Artist and artistic director of the Institute for Art, Religion, and Social Justice AA Bronson doesn't want his work Felix in the censored National Portrait Gallery show anymore.

He wrote this letter to NPG director Martin Sullivan:

Dear Martin Sullivan,

I have sent an email to the National Gallery of Canada requesting that they remove my work “Felix, June 5, 1994″ from the “Hide/Seek” exhibition at the National Portrait Gallery. I had resisted taking this step, hoping that some reconciliation could be reached regarding the censorship of the David Wojnarowicz video, but it is clear that this is not coming any time soon. As an artist who saw first hand the tremendous agony and pain that so many of my generation lived through, and died with, I cannot take the decision of the Smithsonian lightly. To edit queer history in this way is hurtful and disrespectful.

yours truly,
AA Bronson
Artistic Director

From Hyperallergic.

Meanwhile, the directors of several Northwest art museums have issued a statement about the censorship.

Seattle Art Museum has linked, in its posting of the statement, to the video online.

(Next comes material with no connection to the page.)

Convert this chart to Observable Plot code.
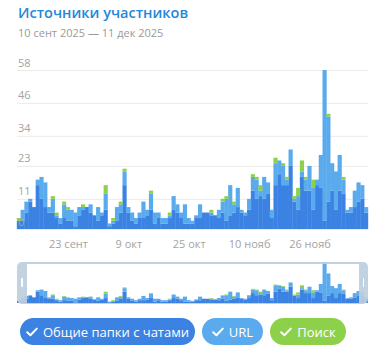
<!DOCTYPE html>
<html>
<head>
<meta charset="utf-8">
<script src="https://cdn.jsdelivr.net/npm/d3@7"></script>
<script src="https://cdn.jsdelivr.net/npm/@observablehq/plot@0.6"></script>
<style>
  body { margin: 0; background: #fff; font-family: "Open Sans", sans-serif; }
  #root { position: relative; width: 386px; height: 356px; overflow: hidden; }
  #title { position: absolute; left: 18px; top: 3px; font-size: 14.5px; font-weight: 600; color: #2388d8; white-space: nowrap; line-height: normal; }
  #sub { position: absolute; left: 18px; top: 25px; font-size: 11px; color: #9a9a9a; white-space: nowrap; line-height: normal; }
  #main { position: absolute; left: 0; top: 50px; }
  #mini { position: absolute; left: 17px; top: 262px; }
  .mm { position: absolute; background: rgba(190,206,222,0.92); }
  .grip { position: absolute; background: #fff; border-radius: 1px; }
  #legend { position: absolute; left: 20px; top: 318px; display: flex; gap: 7px; }
  .btn { height: 27px; border-radius: 14px; display: flex; align-items: center; justify-content: center; gap: 5px; color: #fff; font-size: 13px; box-sizing: border-box; white-space: nowrap; }
  .btn svg { display: block; }
</style>
</head>
<body>
<div id="root">
  <div id="title">Источники участников</div>
  <div id="sub">10 сент 2025 — 11 дек 2025</div>
  <div id="main"></div>
  <div id="mini"></div>
  <div class="mm" style="left:17px;top:262px;width:9.5px;height:42px;border-radius:5px 0 0 5px"></div>
  <div class="mm" style="left:358.5px;top:262px;width:9.5px;height:42px;border-radius:0 5px 5px 0"></div>
  <div class="mm" style="left:26.5px;top:262px;width:332px;height:1.5px"></div>
  <div class="mm" style="left:26.5px;top:302.5px;width:332px;height:1.5px"></div>
  <div class="grip" style="left:21.2px;top:278px;width:1.6px;height:9px"></div>
  <div class="grip" style="left:362.7px;top:278px;width:1.6px;height:9px"></div>
  <div id="legend"></div>
</div>
<script>
// ---- data ----
const startDay = "2025-09-10";
const dayCount = 93;
const seriesNames = ["Общие папки с чатами", "URL", "Поиск"];
const seriesColors = ["#3b82e3", "#5aaaee", "#8dd14a"];

const folders = [3,3,6,10,8,16,11,8,6,6, 4,2,4,3,3,1,5,7,8,6, 5,3,5,7,1,2,3,6,16,6,
  3,2,4,4,5,7,2,4,2,2, 4,7,6,4,2,2,2,4,4,6, 6,5,5,4,6,3,5,6,8,6,
  5,7,14,11,12,11,13,4,16,20, 16,16,23,10,7,19,14,14,7,16, 15,3,10,14,7,14,13,6,6,8,
  10,11,6];
const url = [0,4,4,1,0,2,8,9,2,5, 1,2,5,4,4,5,3,1,0,3, 0,5,1,6,1,1,5,3,5,2,
  3,2,2,6,2,6,4,2,2,2, 1,5,3,2,7,2,1,1,5,0, 0,1,0,3,4,8,11,3,7,1,
  1,4,5,7,2,8,4,3,8,5, 7,2,6,1,5,2,4,9,8,2, 12,55,31,10,14,13,5,1,2,6,
  7,5,2];
const search = [1,0,0,0,0,0,0,0,0,1, 1,0,1,1,0,0,0,1,0,0, 0,0,0,3,0,1,0,1,1,0,
  0,0,0,0,0,1,0,0,0,0, 1,0,0,0,0,0,0,0,0,0, 0,1,0,0,1,1,0,1,0,0,
  0,0,1,1,2,0,0,0,2,0, 1,1,0,1,3,4,1,0,3,0, 0,0,1,0,0,0,1,0,0,0,
  0,0,0];
const seriesValues = [folders, url, search];

const yTicks = [0, 11, 23, 34, 46, 58];
const xTickDays = ["2025-09-23", "2025-10-09", "2025-10-25", "2025-11-10", "2025-11-26"];
const xTickLabels = ["23 сент", "9 окт", "25 окт", "10 нояб", "26 нояб"];

// ---- build ----
const parse = d3.timeParse("%Y-%m-%d");
const start = parse(startDay);
const dates = d3.range(dayCount).map(i => d3.timeDay.offset(start, i));
const tickDates = xTickDays.map(parse);
const rows = [];
seriesNames.forEach((s, k) => seriesValues[k].forEach((v, i) => rows.push({date: dates[i], series: s, value: v})));

const font = "'Open Sans', sans-serif";
const main = Plot.plot({
  width: 386, height: 200,
  marginLeft: 17, marginRight: 18, marginTop: 20, marginBottom: 21,
  style: {fontFamily: font, background: "transparent", overflow: "visible"},
  x: {type: "band", domain: dates, padding: 0, axis: null},
  y: {domain: [0, 58], axis: null},
  color: {domain: seriesNames, range: seriesColors},
  marks: [
    Plot.ruleY(yTicks, {stroke: "#ebebeb", strokeWidth: 1}),
    Plot.barY(rows, {x: "date", y: "value", fill: "series", insetLeft: -0.2, insetRight: -0.2}),
    Plot.text(yTicks, {y: d => d, text: d => String(d), frameAnchor: "left", textAnchor: "start", lineAnchor: "bottom", dy: -4, dx: 0.5, fill: "#a3a3a3", fontSize: 11}),
    Plot.text(tickDates, {x: d => d, text: (d, i) => xTickLabels[i], frameAnchor: "bottom", lineAnchor: "bottom", dy: 18, fill: "#a3a3a3", fontSize: 11})
  ]
});
document.getElementById("main").appendChild(main);

const mini = Plot.plot({
  width: 351, height: 41,
  margin: 0,
  style: {background: "transparent"},
  x: {type: "band", domain: dates, padding: 0, axis: null},
  y: {domain: [0, 58], axis: null},
  color: {domain: seriesNames, range: seriesColors},
  marks: [
    Plot.barY(rows, {x: "date", y: "value", fill: "series", insetLeft: -0.15, insetRight: -0.15})
  ]
});
document.getElementById("mini").appendChild(mini);

// legend
const legend = document.getElementById("legend");
const widths = [175, 61, 76];
seriesNames.forEach((s, k) => {
  const b = document.createElement("div");
  b.className = "btn";
  b.style.background = seriesColors[k];
  b.style.width = widths[k] + "px";
  b.innerHTML = '<svg width="12" height="10" viewBox="0 0 12 10"><path d="M1.2 5.2 L4.4 8.3 L10.8 1.6" fill="none" stroke="#fff" stroke-width="2" stroke-linecap="round" stroke-linejoin="round"/></svg>';
  const t = document.createElement("span");
  t.textContent = s;
  b.appendChild(t);
  legend.appendChild(b);
});
</script>
</body>
</html>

SAM director Cartwright has not yet said whether it will play the video inside its institution, but the link is a good opening foray.

Sylvia Wolf of the Henry, on the other hand, sent this email last night, indicating the Henry will organize a whole small show to be up through February 13 (when Hide/Seek closes) of the video, another work by Wojnarowicz, and additionally the various responses and articles swirling around the censorship:

In addition to the statement from regional art museum directors we put together earlier this week (attached), the Henry will screen Fire in my Belly alongside Wojnarowicz’s One Day This Kid poster, and the various statements, museums responses, and articles surrounding the issue in one of our galleries starting tomorrow and remaining on view until February 13, when Hide/Seek closes at the National Portrait Gallery.

Our team is also in the planning stages for a community conversation at the Henry. As a framework, we are considering open with a museum directors’ panel in the auditorium; followed by a 30 minute breakout session where smaller groups of attendees could formulate questions and topics for discussion; and then return to the auditorium for a larger community conversation.

...I am heading out on Friday for the holiday, but will visit the National Portrait Gallery this Sunday to see the show for myself.